If you want to read a very good illustration of why I don’t think the Israelis are our friends, read this article by David Brinn in the Jerusalem Post. Of the two positions taken by Israelis in the article this is the more temperate:
The declaration by Norway, Ireland, and Spain calls for a Palestinian state on 1967 borders with Jerusalem as the Palestinian capital and all the West Bank won by Israel in the Six-Day-War handed over to the Palestinians.
As Salman Rushdie so astutely stated in an interview this week, any Palestinian state coming into being in the foreseeable future would turn into a terrorist state, run and manipulated by Hamas, Islamic Jihad, and their like-minded goons – for whom a state is just a means in which to continue their holy war to eradicate Israel.
But if the geopolitical trend continues, that is exactly the situation we’re headed toward. Israel will soon be totally isolated, and even the goodwill of the United States will be helpless against an onslaught of a combined European/Russian/Chinese front that stands in silence in memory of Raisi and justifies Hamas barbarism with rewards of statehood.

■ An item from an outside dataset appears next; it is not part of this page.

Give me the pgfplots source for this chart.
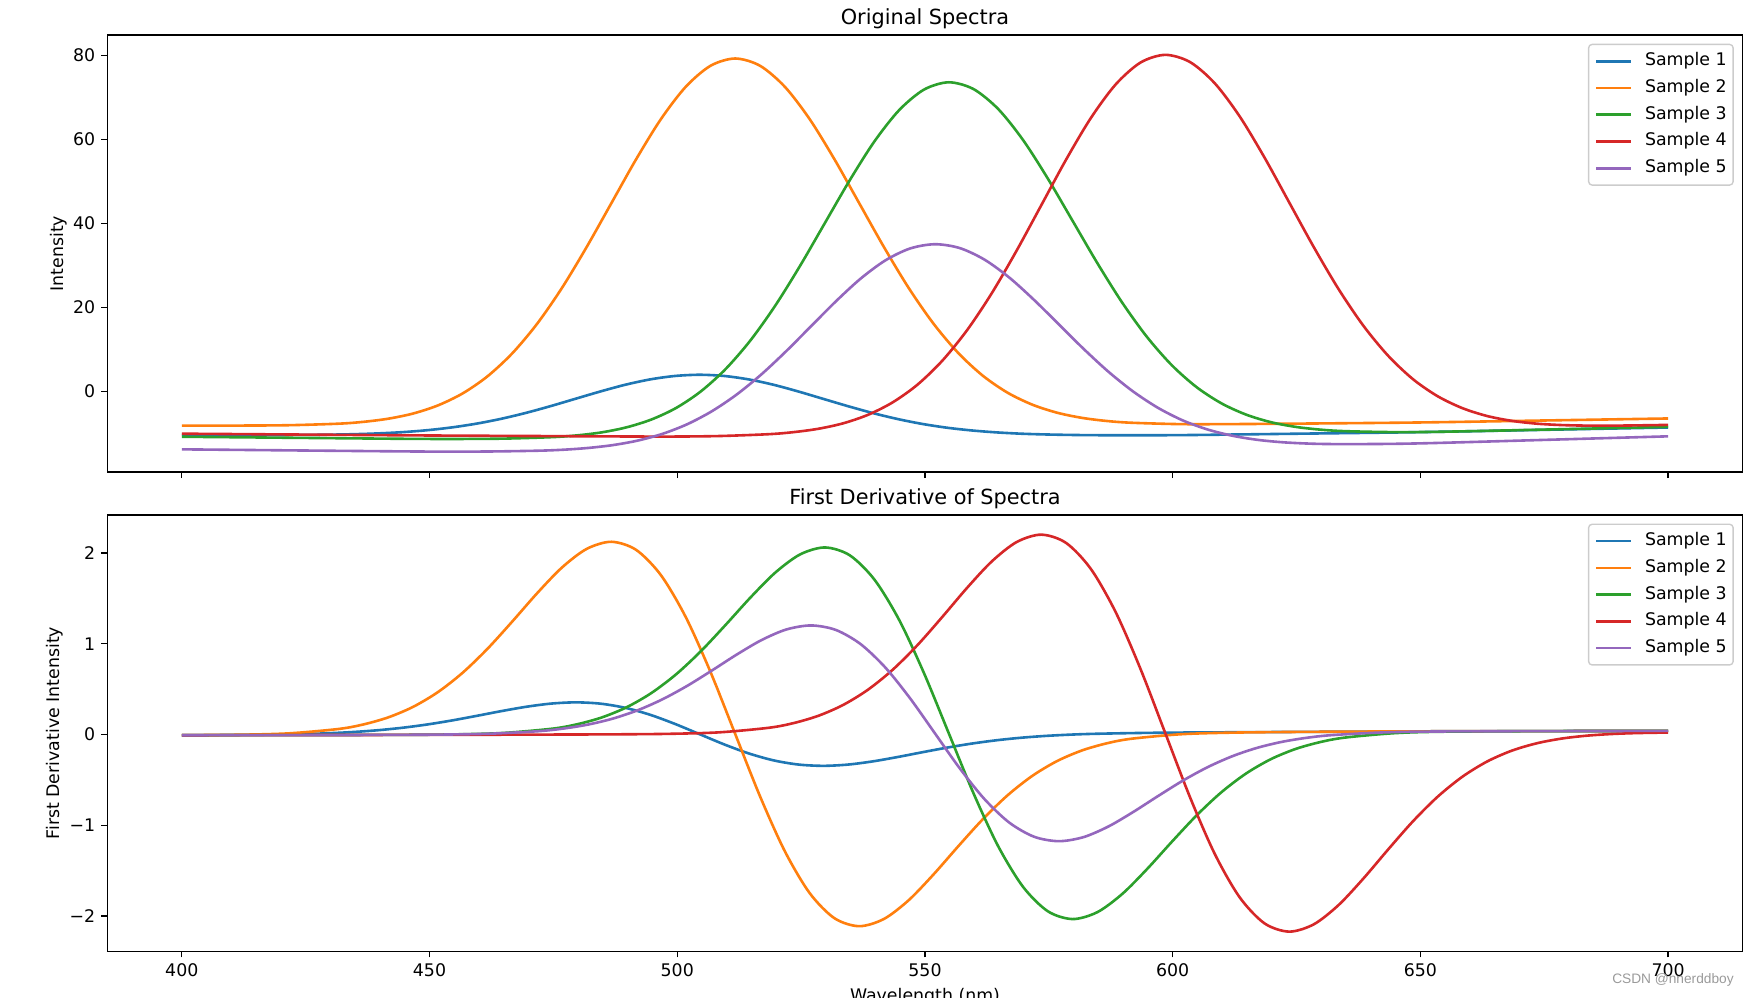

When the world no longer cares about differentiating between the victims and the aggressors, it’s clear that a new normal has arrived and that Israel – not Iran or Syria – is a rogue state.
The slippery slope is speeding up, and it’s unclear whether there’s any way to put the brakes on to stop it.
For the first time in some 30 years since moving to Ma’aleh Adumim, built on land won by Israel in 1967, I’m worried that I’ll be forced to leave and move to Israel ‘proper.’
Of course, that will be an Israel with the North and South already unlivable, which will be impossible to defend. With a hostile Hamas-run country on the border, it’s only a matter of a short time before October 7 takes place again and again.
The other position is, basically, the Likud position.
I will repeat what I’ve said before. Israel is not our friend but Hamas is our enemy. The choice isn’t between good guys and bad guys but between bad guys and worse guys. Given a choice between an Israeli victory in Gaza and a Hamas victory in Gaza we should choose an Israeli victory. But our support for Israel should be something less than full-throated.